Their practice is small — about 10 people including the two of them. Yet it has completed more than 30 projects throughout Europe and West Africa, including 53 low-rise apartment units in Saint-Nazaire, France, and a residential and office building in Geneva.

The architects draw inspiration from their surroundings, Lacaton said.

“The observation of everyday life, of places already there, of buildings built by others, ancient or modern, meetings, books.

“This limitless accumulation of images, emotions and memories constitute fragments of spaces that we memorize,” she added, “and that we like to assemble, to mix, to adapt and to recompose in order to design and invent each new project.”

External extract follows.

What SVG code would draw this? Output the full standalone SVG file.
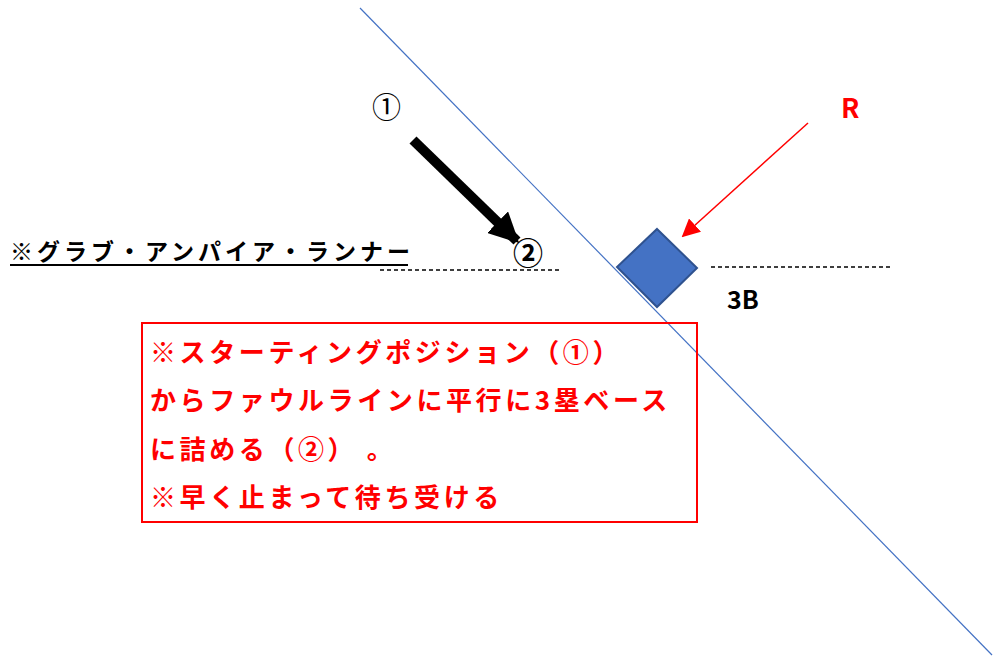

Some architects have a clear signature — you can often recognize a building designed by other Pritzker laureates. But Vassal and Lacaton said they do not initially concern themselves with how a project is ultimately going to look. Instead, they said, they design from the inside out, focusing on the purpose or use of a space; confident that the process will yield a materially satisfying result.

“We don’t search for an aesthetic,” Vassal said. “This idea that aesthetics are the result of the process of creation is not something that we have to think at the beginning. We think that beauty always happens at the end.”